Reality lives up to fiction: flying Spanish flags, Cochrane waited for
a fog, took the shore-most batteries on the south side of the bay from the
direction that the guns were not aimed - in a land assault. He couldn't avoid a
head-on assault of Fort Niebla, but when he arrived he found the fort deserted.
The Spanish had fled. And that was
that. Valdivia belonged to the Chileans.
Lord Cochrane took seven of Fort Niebla's twelve guns away with him as booty, and rendered the rest inoperable, and left them there to moulder there, next to their ovens.
There are two dome-roof'd brick ovens behind the gun emplacements, built to heat cannon-balls red hot before they were fired. More sporting raiders than Lord Cochrane would have attempted the bay in broad daylight or under a full moon, and they would have faced a two-phase attack. First a volley of chain-shot - two small balls linked by a stout chain, to tear down the yards and masts of their ships, and then a barrage of cannonballs heated to a glowing cherry-red heat, to set fire to their decks and hulls and leave the raiders floating in a charred wreck, picked off easily by the smaller guns.
Today the place is
sunny and serene and Fort Niebla drowses in the sun, habituated only by the
wandering tourists who clamber over the cliffs and scratch their names in the
cliffs of mud-stone rock that the fort was built out of. The stone is so soft that thorny weeds down
on the gun emplacements have cut circular grooves in the rock as the branches
are blown about by the wind.
In the afternoon we found a small boat to take us out to Isla Mancera - the master-fort in the center of the bay that for 300 years commanded the whole lethal panopoly. We'd heard rumors that there was an underground dungeon there - still complete - dank and solid and explore-able.
Isla Mancera today is sleepier even than Fort
Niebla. Only 52 people live in the
island, in wooden houses painted in bright colors behind low rail fences.
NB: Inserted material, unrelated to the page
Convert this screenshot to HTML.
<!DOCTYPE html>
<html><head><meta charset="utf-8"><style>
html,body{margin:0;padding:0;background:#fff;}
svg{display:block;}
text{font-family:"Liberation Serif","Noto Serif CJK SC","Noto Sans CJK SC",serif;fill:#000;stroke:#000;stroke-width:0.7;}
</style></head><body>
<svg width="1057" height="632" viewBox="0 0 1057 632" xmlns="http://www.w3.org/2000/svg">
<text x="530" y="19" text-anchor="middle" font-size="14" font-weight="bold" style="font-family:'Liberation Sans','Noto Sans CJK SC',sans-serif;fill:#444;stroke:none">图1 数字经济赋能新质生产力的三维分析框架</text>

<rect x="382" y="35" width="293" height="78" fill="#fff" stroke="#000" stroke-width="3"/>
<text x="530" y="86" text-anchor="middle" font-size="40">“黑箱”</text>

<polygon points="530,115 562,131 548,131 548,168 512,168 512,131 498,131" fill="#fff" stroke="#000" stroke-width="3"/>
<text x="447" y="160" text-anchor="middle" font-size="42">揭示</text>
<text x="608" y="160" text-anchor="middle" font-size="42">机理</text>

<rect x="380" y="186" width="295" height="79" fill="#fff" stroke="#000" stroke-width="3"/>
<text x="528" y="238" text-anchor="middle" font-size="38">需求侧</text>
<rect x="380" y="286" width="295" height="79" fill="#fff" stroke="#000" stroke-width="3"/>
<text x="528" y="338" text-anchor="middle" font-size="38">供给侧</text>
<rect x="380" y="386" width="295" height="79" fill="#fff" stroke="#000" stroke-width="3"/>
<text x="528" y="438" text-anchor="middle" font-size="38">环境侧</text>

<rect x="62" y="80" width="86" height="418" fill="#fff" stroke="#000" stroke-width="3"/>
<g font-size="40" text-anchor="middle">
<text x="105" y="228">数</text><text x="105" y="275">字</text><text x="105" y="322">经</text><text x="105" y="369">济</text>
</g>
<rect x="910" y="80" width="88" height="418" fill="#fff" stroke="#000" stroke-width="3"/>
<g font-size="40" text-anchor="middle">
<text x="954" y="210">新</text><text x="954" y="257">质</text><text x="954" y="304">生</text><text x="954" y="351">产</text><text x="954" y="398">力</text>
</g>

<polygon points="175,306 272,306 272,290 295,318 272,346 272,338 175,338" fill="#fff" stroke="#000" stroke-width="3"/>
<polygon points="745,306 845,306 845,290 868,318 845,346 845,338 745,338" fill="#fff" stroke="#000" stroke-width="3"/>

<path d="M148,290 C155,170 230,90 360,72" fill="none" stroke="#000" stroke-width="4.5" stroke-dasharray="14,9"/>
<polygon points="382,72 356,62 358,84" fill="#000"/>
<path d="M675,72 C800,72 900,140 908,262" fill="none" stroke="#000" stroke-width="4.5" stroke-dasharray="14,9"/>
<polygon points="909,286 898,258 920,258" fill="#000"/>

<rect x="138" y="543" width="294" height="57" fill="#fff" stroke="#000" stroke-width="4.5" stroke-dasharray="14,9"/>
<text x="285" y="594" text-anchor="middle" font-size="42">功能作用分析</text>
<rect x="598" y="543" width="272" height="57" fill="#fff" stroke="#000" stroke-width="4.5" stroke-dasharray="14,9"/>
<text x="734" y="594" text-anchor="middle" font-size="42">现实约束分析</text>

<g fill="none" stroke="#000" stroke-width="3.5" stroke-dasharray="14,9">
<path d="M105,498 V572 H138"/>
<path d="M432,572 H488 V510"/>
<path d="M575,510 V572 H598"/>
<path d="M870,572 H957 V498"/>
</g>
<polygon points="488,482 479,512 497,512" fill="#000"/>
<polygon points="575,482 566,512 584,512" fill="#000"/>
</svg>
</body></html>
The little boat left us on a landing and promised to be back in an hour. We walked up a grass lane, unmarked - no tires had passed this way in months, if ever - with a narrow paved sidewalk along one edge for when the lane was wet and muddy.
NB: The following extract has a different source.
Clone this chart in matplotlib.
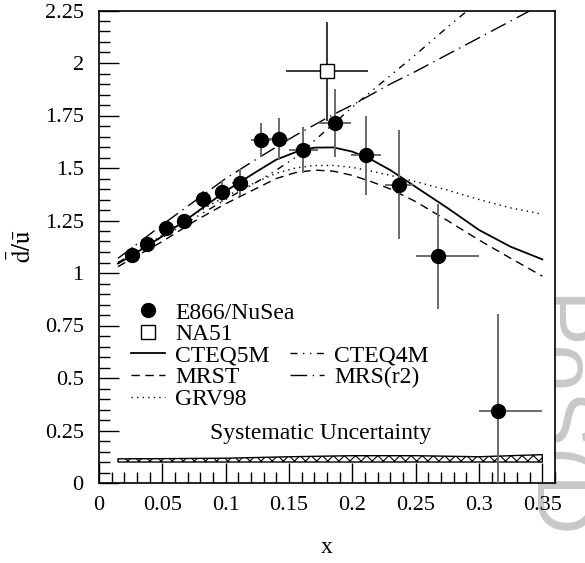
import numpy as np
import matplotlib
matplotlib.use("Agg")
import matplotlib.pyplot as plt
from matplotlib.lines import Line2D
from matplotlib.ticker import MultipleLocator, FormatStrFormatter

plt.rcParams['font.family'] = ['Liberation Serif', 'DejaVu Serif']
plt.rcParams['mathtext.fontset'] = 'stix'
plt.rcParams['hatch.linewidth'] = 0.8

# E866/NuSea points
e866_x = [0.026, 0.038, 0.053, 0.067, 0.082, 0.097, 0.111, 0.128, 0.142, 0.161, 0.186, 0.211, 0.237, 0.268, 0.315]
e866_y = [1.086, 1.138, 1.215, 1.248, 1.352, 1.387, 1.430, 1.633, 1.638, 1.586, 1.714, 1.560, 1.420, 1.080, 0.343]
e866_yerr = [0.04, 0.03, 0.03, 0.03, 0.04, 0.05, 0.065, 0.08, 0.10, 0.11, 0.16, 0.19, 0.26, 0.25, 0.46]
e866_xlo = [0.005, 0.005, 0.005, 0.005, 0.005, 0.005, 0.006, 0.008, 0.008, 0.011, 0.012, 0.012, 0.011, 0.018, 0.015]
e866_xhi = [0.005, 0.005, 0.005, 0.005, 0.005, 0.005, 0.006, 0.008, 0.008, 0.012, 0.013, 0.012, 0.011, 0.032, 0.035]

# NA51 point
na51_x = [0.18]
na51_y = [1.96]
na51_xerr = [0.032]
na51_yerr = [0.235]

# parametrisation curves
x_th = [0.015, 0.025, 0.05, 0.075, 0.1, 0.125, 0.14, 0.155, 0.17, 0.185, 0.2, 0.215, 0.23, 0.25, 0.275, 0.3, 0.325, 0.35]
cteq5m = [1.045, 1.08, 1.175, 1.28, 1.39, 1.485, 1.54, 1.575, 1.597, 1.598, 1.578, 1.54, 1.49, 1.41, 1.31, 1.205, 1.125, 1.065]
mrst = [1.03, 1.065, 1.15, 1.245, 1.33, 1.405, 1.45, 1.478, 1.49, 1.485, 1.465, 1.435, 1.40, 1.34, 1.25, 1.157, 1.07, 0.985]
grv98 = [1.05, 1.085, 1.18, 1.28, 1.365, 1.435, 1.475, 1.50, 1.512, 1.512, 1.503, 1.485, 1.465, 1.435, 1.395, 1.35, 1.31, 1.28]
cteq4m = [1.05, 1.085, 1.17, 1.26, 1.35, 1.435, 1.49, 1.55, 1.63, 1.71, 1.79, 1.865, 1.94, 2.04, 2.17, 2.295, 2.42, 2.545]
mrsr2 = [1.07, 1.115, 1.23, 1.34, 1.45, 1.545, 1.60, 1.655, 1.705, 1.755, 1.80, 1.85, 1.90, 1.96, 2.04, 2.12, 2.20, 2.28]

# systematic uncertainty band
band_x = [0.015, 0.05, 0.1, 0.15, 0.2, 0.25, 0.3, 0.35]
band_lo = [0.10, 0.10, 0.10, 0.10, 0.10, 0.10, 0.10, 0.10]
band_hi = [0.115, 0.116, 0.118, 0.125, 0.13, 0.13, 0.125, 0.135]

fig = plt.figure(figsize=(5.85, 5.63), dpi=100)
ax = fig.add_axes([99/585, 1-483/563, 456/585, 472.5/563])

ax.plot(x_th, cteq5m, color='black', lw=1.3, ls='-')
ax.plot(x_th, mrst, color='black', lw=1.0, dashes=(6, 4))
ax.plot(x_th, grv98, color='black', lw=1.0, dashes=(1, 3))
ax.plot(x_th, cteq4m, color='black', lw=1.0, dashes=(5, 4, 1, 4, 1, 4))
ax.plot(x_th, mrsr2, color='black', lw=1.0, dashes=(12, 4, 1, 4))

ax.fill_between(band_x, band_lo, band_hi, facecolor='white', edgecolor='black',
                hatch='xxx', lw=1.0)

ax.errorbar(e866_x, e866_y, yerr=e866_yerr, xerr=[e866_xlo, e866_xhi], fmt='o',
            color='black', ms=10, ecolor='#6a6a6a', elinewidth=1.4, capsize=0, zorder=5)
ax.errorbar(na51_x, na51_y, yerr=na51_yerr, xerr=na51_xerr, fmt='s', mfc='white',
            mec='black', ms=10, ecolor='black', elinewidth=1.1, capsize=0, zorder=4)

ax.text(0.175, 0.238, 'Systematic Uncertainty', fontsize=17, ha='center', va='center')

h1 = [Line2D([], [], ls='none', marker='o', color='black', ms=10),
      Line2D([], [], ls='none', marker='s', mfc='white', mec='black', ms=10),
      Line2D([], [], color='black', lw=1.3),
      Line2D([], [], color='black', lw=1.0, dashes=(6, 4)),
      Line2D([], [], color='black', lw=1.0, dashes=(1, 3))]
l1 = ['E866/NuSea', 'NA51', 'CTEQ5M', 'MRST', 'GRV98']
leg1 = ax.legend(h1, l1, loc='center left', bbox_to_anchor=(0.070, (483-356)/472.5),
                 frameon=False, fontsize=17, handlelength=1.45, handletextpad=0.42,
                 labelspacing=0.0, borderpad=0, borderaxespad=0)
ax.add_artist(leg1)
h2 = [Line2D([], [], color='black', lw=1.0, dashes=(5, 4, 1, 4, 1, 4)),
      Line2D([], [], color='black', lw=1.0, dashes=(12, 4, 1, 4))]
l2 = ['CTEQ4M', 'MRS(r2)']
ax.legend(h2, l2, loc='center left', bbox_to_anchor=(0.419, (483-366.5)/472.5),
          frameon=False, fontsize=17, handlelength=1.45, handletextpad=0.42,
          labelspacing=0.0, borderpad=0, borderaxespad=0)

ax.set_xlim(0, 0.36)
ax.set_ylim(0, 2.25)
ax.xaxis.set_major_locator(MultipleLocator(0.05))
ax.xaxis.set_minor_locator(MultipleLocator(0.01))
ax.yaxis.set_major_locator(MultipleLocator(0.25))
ax.yaxis.set_minor_locator(MultipleLocator(0.05))
ax.xaxis.set_major_formatter(FormatStrFormatter('%g'))
ax.yaxis.set_major_formatter(FormatStrFormatter('%g'))
ax.tick_params(which='both', direction='in', top=False, right=False, width=1.0, labelsize=16)
ax.tick_params(which='major', length=14.5)
ax.tick_params(which='minor', length=7.7)
ax.tick_params(axis='x', which='major', pad=9)
ax.tick_params(axis='y', which='major', pad=11)
for s in ax.spines.values():
    s.set_linewidth(1.2)

ax.set_xlabel('x', fontsize=17, labelpad=16)
ax.set_ylabel(r'$\mathrm{\bar{d}/\bar{u}}$', fontsize=18, labelpad=6)

# watermark, behind the axes
fig.text(530/585, 1-295/563, 'PoS(D', rotation=-90, rotation_mode='anchor',
         ha='left', va='baseline', color='#c8c8c8', fontsize=60,
         family='Liberation Sans', zorder=-1)

fig.savefig('out.png', dpi=100)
At the top of a hill we found a small church and a high stone wall: the wall of the Castillo de San Pedro de Alcántara.
A door in the wall took us down a passage
through the stones and out onto a plateau.
The edge of the island had been leveled and we stood on a grass-paved
stage that faced out across the mouth of
the bay. It was a splendid fortified
position - almost all of the bay's defenses would have been directly visible
from this place. And it was a Place: a place of tremendous
serenity - there was a palpable,
forceful, and unbudgeable placidity there - a seated presence with a spine of iron and a
lifted chin and a repose that a Buddha could have wrapped steel bars around and
used to build walls.
There were only us - and it. The building were ruins, studded with moss and crowned with grass-flowers. The dungeon was barred by a solid modern grate, and a small flock of white sheep cropped at the grass. We stepped quietly, and then, when we'd learned that we couldn't disturb it, we ran and hooted and climbed the walls to walk the ramparts and the place flowed around us like water.
After a time, the light began to dim and turn purple. A pair of teenage girls came to collect the sheep and took them away. We circled the place on foot, and made our goodbyes, and we walked back through the wall into the island. Out in the water, our little boat was chugging toward us.
It wasn't as cold as the previous nights had been. We went home.